◆ Objective ◆
Would you transcribe the listing that follows, character for character, and omit its images?
START
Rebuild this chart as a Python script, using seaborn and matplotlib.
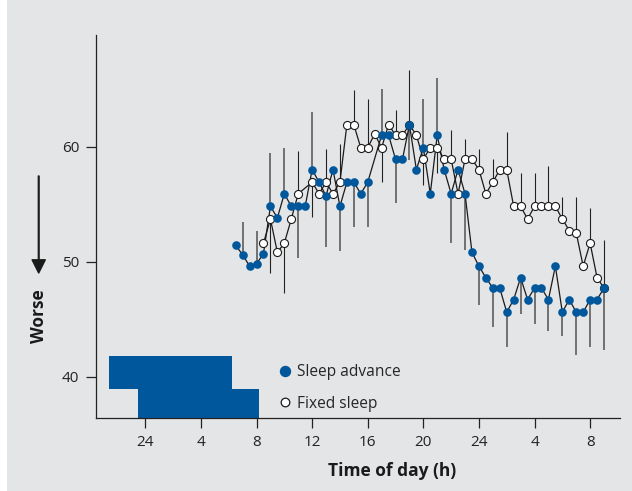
import matplotlib
matplotlib.use("Agg")
import matplotlib.pyplot as plt
from matplotlib.lines import Line2D
from matplotlib.patches import Rectangle
import pandas as pd
import seaborn as sns

# half-hourly time points (hours after midnight of day 1)
hours = [6.5, 7.0, 7.5, 8.0, 8.5, 9.0, 9.5, 10.0, 10.5, 11.0,
         11.5, 12.0, 12.5, 13.0, 13.5, 14.0, 14.5, 15.0, 15.5, 16.0,
         16.5, 17.0, 17.5, 18.0, 18.5, 19.0, 19.5, 20.0, 20.5, 21.0,
         21.5, 22.0, 22.5, 23.0, 23.5, 24.0, 24.5, 25.0, 25.5, 26.0,
         26.5, 27.0, 27.5, 28.0, 28.5, 29.0, 29.5, 30.0, 30.5, 31.0,
         31.5, 32.0, 32.5, 33.0]

sleep_advance = [51.4, 50.6, 49.6, 49.8, 50.7, 54.8, 53.8, 55.9, 54.8, 54.8,
                 54.8, 58.0, 56.9, 55.7, 58.0, 54.8, 56.9, 56.9, 55.9, 56.9,
                 None, 61.0, 61.0, 58.9, 58.9, 61.9, 58.0, 59.9, 55.9, 61.0,
                 58.0, 55.9, 58.0, 55.9, 50.8, 49.6, 48.6, 47.7, 47.7, 45.6,
                 46.7, 48.6, 46.7, 47.7, 47.7, 46.7, 49.6, 45.6, 46.7, 45.6,
                 45.6, 46.7, 46.7, 47.7]

fixed_sleep = [None, None, None, None, 51.6, 53.7, 50.8, 51.6, 53.7, 55.9,
               None, 56.9, 55.9, 56.9, 55.9, 56.9, 61.9, 61.9, 59.9, 59.9,
               61.1, 59.9, 61.9, 61.0, 61.0, 61.9, 61.0, 58.9, 59.9, 59.9,
               58.9, 58.9, 55.9, 58.9, 58.9, 58.0, 55.9, 56.9, 58.0, 58.0,
               54.8, 54.8, 53.7, 54.8, 54.8, 54.8, 54.8, 53.7, 52.7, 52.5,
               49.6, 51.6, 48.6, 47.7]

# hourly error bars: value at the end of each one-sided bar
bar_hours = [7, 8, 9, 10, 11, 12, 13, 14, 15, 16, 17, 18, 19, 20,
             21, 22, 23, 24, 25, 26, 27, 28, 29, 30, 31, 32, 33]
advance_bar_end = [53.4, 52.7, 59.4, 59.9, 50.3, 63.0, 51.3, 50.9, 53.0, 53.0,
                   65.0, 55.1, 58.8, 64.1, 66.0, 51.6, 51.0, 46.2, 44.3, 42.6,
                   45.4, 44.6, 44.0, 43.5, 41.9, 42.6, 42.3]
fixed_bar_end = [None, None, 49.0, 47.3, 59.6, 53.9, 59.8, 60.2, 64.9, 64.1,
                 56.9, 63.2, 66.7, 56.7, 57.7, 61.4, 60.7, 59.8, 58.9, 61.3,
                 57.7, 57.7, 58.3, 55.6, 55.6, 54.7, 51.9]

# sleep episodes (start, end, lower, upper)
sleep_start = [-2.6, -0.5]
sleep_end = [6.2, 8.2]
sleep_low = [38.9, 36.4]
sleep_high = [41.8, 38.9]

tick_pos = [0, 4, 8, 12, 16, 20, 24, 28, 32]
tick_labels = ["24", "4", "8", "12", "16", "20", "24", "4", "8"]

BLUE = "#00579c"
BG = "#e4e5e7"
INK = "#1a1a1a"

sns.set_style("ticks")
plt.rcParams["font.family"] = ["Open Sans", "DejaVu Sans"]

fig = plt.figure(figsize=(6.32, 4.91), dpi=100, facecolor=BG)
# thin white strip on the left edge
fig.patches.append(Rectangle((0, 0), 7 / 632, 1, transform=fig.transFigure,
                             facecolor="white", edgecolor="none", zorder=-1))
ax = fig.add_axes([96 / 632, 73 / 491, 524 / 632, 383 / 491])
ax.set_facecolor(BG)

df = pd.DataFrame({"hour": hours,
                   "advance": pd.to_numeric(pd.Series(sleep_advance), errors="coerce"),
                   "fixed": pd.to_numeric(pd.Series(fixed_sleep), errors="coerce")})
bars = pd.DataFrame({"hour": bar_hours,
                     "adv_end": pd.to_numeric(pd.Series(advance_bar_end), errors="coerce"),
                     "fix_end": pd.to_numeric(pd.Series(fixed_bar_end), errors="coerce")})
bars = bars.merge(df, on="hour")

# sleep blocks
for s, e, lo, hi in zip(sleep_start, sleep_end, sleep_low, sleep_high):
    ax.fill_between([s, e], lo, hi, color=BLUE, lw=0, zorder=1)

# error bars
b = bars.dropna(subset=["adv_end", "advance"])
ax.vlines(b["hour"], b["advance"], b["adv_end"], color="#707070", lw=1.4, zorder=2)
b = bars.dropna(subset=["fix_end", "fixed"])
ax.vlines(b["hour"], b["fixed"], b["fix_end"], color="#222222", lw=0.8, zorder=2)

adv = df.dropna(subset=["advance"])
fix = df.dropna(subset=["fixed"])
sns.lineplot(data=adv, x="hour", y="advance", ax=ax, sort=False, color=INK,
             lw=0.9, zorder=3)
sns.lineplot(data=fix, x="hour", y="fixed", ax=ax, sort=False, color=INK,
             lw=0.9, zorder=3)
ax.plot(adv["hour"], adv["advance"], "o", ms=6.2, mfc=BLUE, mec=BLUE, mew=0, zorder=5)
ax.plot(fix["hour"], fix["fixed"], "o", ms=5.8, mfc="white", mec=INK, mew=0.8, zorder=4)

ax.set_xlim(-3.55, 34.15)
ax.set_ylim(36.4, 69.7)
ax.set_xticks(tick_pos)
ax.set_xticklabels(tick_labels)
ax.set_yticks([40, 50, 60])
ax.set_xlabel("")
ax.set_ylabel("")
ax.tick_params(axis="both", length=7, width=0.9, color="#222222", labelsize=11,
               labelcolor="#222222", pad=5)
sns.despine(ax=ax)
for side in ["left", "bottom"]:
    ax.spines[side].set_color("#222222")
    ax.spines[side].set_linewidth(0.9)

handles = [Line2D([], [], ls="", marker="o", ms=7.2, mfc=BLUE, mec=BLUE),
           Line2D([], [], ls="", marker="o", ms=6.2, mfc="white", mec=INK, mew=0.9)]
ax.legend(handles, ["Sleep advance", "Fixed sleep"], loc="lower left",
          bbox_to_anchor=(0.316, -0.02), frameon=False, fontsize=11.2,
          handletextpad=0.2, labelspacing=1.0, handlelength=1.2)

fig.text(392 / 632, 1 - 471 / 491, "Time of day (h)", ha="center", va="center",
         fontsize=12.5, fontweight="bold", color=INK)
fig.text(38.7 / 632, 1 - 316 / 491, "Worse", ha="center", va="center", rotation=90,
         fontsize=12.5, fontweight="bold", color=INK)
ax.annotate("", xy=(38.7, 491 - 273), xytext=(38.7, 491 - 176),
            xycoords="figure pixels", textcoords="figure pixels",
            arrowprops=dict(facecolor=INK, edgecolor=INK, width=0.5,
                            headwidth=9.5, headlength=9.5, shrink=0))

fig.savefig("out.png", dpi=100, facecolor=BG)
END
◆ Exercise output ◆
Rebuild this chart as a Python script, using seaborn and matplotlib.
import matplotlib
matplotlib.use("Agg")
import matplotlib.pyplot as plt
from matplotlib.lines import Line2D
from matplotlib.patches import Rectangle
import pandas as pd
import seaborn as sns

# half-hourly time points (hours after midnight of day 1)
hours = [6.5, 7.0, 7.5, 8.0, 8.5, 9.0, 9.5, 10.0, 10.5, 11.0,
         11.5, 12.0, 12.5, 13.0, 13.5, 14.0, 14.5, 15.0, 15.5, 16.0,
         16.5, 17.0, 17.5, 18.0, 18.5, 19.0, 19.5, 20.0, 20.5, 21.0,
         21.5, 22.0, 22.5, 23.0, 23.5, 24.0, 24.5, 25.0, 25.5, 26.0,
         26.5, 27.0, 27.5, 28.0, 28.5, 29.0, 29.5, 30.0, 30.5, 31.0,
         31.5, 32.0, 32.5, 33.0]

sleep_advance = [51.4, 50.6, 49.6, 49.8, 50.7, 54.8, 53.8, 55.9, 54.8, 54.8,
                 54.8, 58.0, 56.9, 55.7, 58.0, 54.8, 56.9, 56.9, 55.9, 56.9,
                 None, 61.0, 61.0, 58.9, 58.9, 61.9, 58.0, 59.9, 55.9, 61.0,
                 58.0, 55.9, 58.0, 55.9, 50.8, 49.6, 48.6, 47.7, 47.7, 45.6,
                 46.7, 48.6, 46.7, 47.7, 47.7, 46.7, 49.6, 45.6, 46.7, 45.6,
                 45.6, 46.7, 46.7, 47.7]

fixed_sleep = [None, None, None, None, 51.6, 53.7, 50.8, 51.6, 53.7, 55.9,
               None, 56.9, 55.9, 56.9, 55.9, 56.9, 61.9, 61.9, 59.9, 59.9,
               61.1, 59.9, 61.9, 61.0, 61.0, 61.9, 61.0, 58.9, 59.9, 59.9,
               58.9, 58.9, 55.9, 58.9, 58.9, 58.0, 55.9, 56.9, 58.0, 58.0,
               54.8, 54.8, 53.7, 54.8, 54.8, 54.8, 54.8, 53.7, 52.7, 52.5,
               49.6, 51.6, 48.6, 47.7]

# hourly error bars: value at the end of each one-sided bar
bar_hours = [7, 8, 9, 10, 11, 12, 13, 14, 15, 16, 17, 18, 19, 20,
             21, 22, 23, 24, 25, 26, 27, 28, 29, 30, 31, 32, 33]
advance_bar_end = [53.4, 52.7, 59.4, 59.9, 50.3, 63.0, 51.3, 50.9, 53.0, 53.0,
                   65.0, 55.1, 58.8, 64.1, 66.0, 51.6, 51.0, 46.2, 44.3, 42.6,
                   45.4, 44.6, 44.0, 43.5, 41.9, 42.6, 42.3]
fixed_bar_end = [None, None, 49.0, 47.3, 59.6, 53.9, 59.8, 60.2, 64.9, 64.1,
                 56.9, 63.2, 66.7, 56.7, 57.7, 61.4, 60.7, 59.8, 58.9, 61.3,
                 57.7, 57.7, 58.3, 55.6, 55.6, 54.7, 51.9]

# sleep episodes (start, end, lower, upper)
sleep_start = [-2.6, -0.5]
sleep_end = [6.2, 8.2]
sleep_low = [38.9, 36.4]
sleep_high = [41.8, 38.9]

tick_pos = [0, 4, 8, 12, 16, 20, 24, 28, 32]
tick_labels = ["24", "4", "8", "12", "16", "20", "24", "4", "8"]

BLUE = "#00579c"
BG = "#e4e5e7"
INK = "#1a1a1a"

sns.set_style("ticks")
plt.rcParams["font.family"] = ["Open Sans", "DejaVu Sans"]

fig = plt.figure(figsize=(6.32, 4.91), dpi=100, facecolor=BG)
# thin white strip on the left edge
fig.patches.append(Rectangle((0, 0), 7 / 632, 1, transform=fig.transFigure,
                             facecolor="white", edgecolor="none", zorder=-1))
ax = fig.add_axes([96 / 632, 73 / 491, 524 / 632, 383 / 491])
ax.set_facecolor(BG)

df = pd.DataFrame({"hour": hours,
                   "advance": pd.to_numeric(pd.Series(sleep_advance), errors="coerce"),
                   "fixed": pd.to_numeric(pd.Series(fixed_sleep), errors="coerce")})
bars = pd.DataFrame({"hour": bar_hours,
                     "adv_end": pd.to_numeric(pd.Series(advance_bar_end), errors="coerce"),
                     "fix_end": pd.to_numeric(pd.Series(fixed_bar_end), errors="coerce")})
bars = bars.merge(df, on="hour")

# sleep blocks
for s, e, lo, hi in zip(sleep_start, sleep_end, sleep_low, sleep_high):
    ax.fill_between([s, e], lo, hi, color=BLUE, lw=0, zorder=1)

# error bars
b = bars.dropna(subset=["adv_end", "advance"])
ax.vlines(b["hour"], b["advance"], b["adv_end"], color="#707070", lw=1.4, zorder=2)
b = bars.dropna(subset=["fix_end", "fixed"])
ax.vlines(b["hour"], b["fixed"], b["fix_end"], color="#222222", lw=0.8, zorder=2)

adv = df.dropna(subset=["advance"])
fix = df.dropna(subset=["fixed"])
sns.lineplot(data=adv, x="hour", y="advance", ax=ax, sort=False, color=INK,
             lw=0.9, zorder=3)
sns.lineplot(data=fix, x="hour", y="fixed", ax=ax, sort=False, color=INK,
             lw=0.9, zorder=3)
ax.plot(adv["hour"], adv["advance"], "o", ms=6.2, mfc=BLUE, mec=BLUE, mew=0, zorder=5)
ax.plot(fix["hour"], fix["fixed"], "o", ms=5.8, mfc="white", mec=INK, mew=0.8, zorder=4)

ax.set_xlim(-3.55, 34.15)
ax.set_ylim(36.4, 69.7)
ax.set_xticks(tick_pos)
ax.set_xticklabels(tick_labels)
ax.set_yticks([40, 50, 60])
ax.set_xlabel("")
ax.set_ylabel("")
ax.tick_params(axis="both", length=7, width=0.9, color="#222222", labelsize=11,
               labelcolor="#222222", pad=5)
sns.despine(ax=ax)
for side in ["left", "bottom"]:
    ax.spines[side].set_color("#222222")
    ax.spines[side].set_linewidth(0.9)

handles = [Line2D([], [], ls="", marker="o", ms=7.2, mfc=BLUE, mec=BLUE),
           Line2D([], [], ls="", marker="o", ms=6.2, mfc="white", mec=INK, mew=0.9)]
ax.legend(handles, ["Sleep advance", "Fixed sleep"], loc="lower left",
          bbox_to_anchor=(0.316, -0.02), frameon=False, fontsize=11.2,
          handletextpad=0.2, labelspacing=1.0, handlelength=1.2)

fig.text(392 / 632, 1 - 471 / 491, "Time of day (h)", ha="center", va="center",
         fontsize=12.5, fontweight="bold", color=INK)
fig.text(38.7 / 632, 1 - 316 / 491, "Worse", ha="center", va="center", rotation=90,
         fontsize=12.5, fontweight="bold", color=INK)
ax.annotate("", xy=(38.7, 491 - 273), xytext=(38.7, 491 - 176),
            xycoords="figure pixels", textcoords="figure pixels",
            arrowprops=dict(facecolor=INK, edgecolor=INK, width=0.5,
                            headwidth=9.5, headlength=9.5, shrink=0))

fig.savefig("out.png", dpi=100, facecolor=BG)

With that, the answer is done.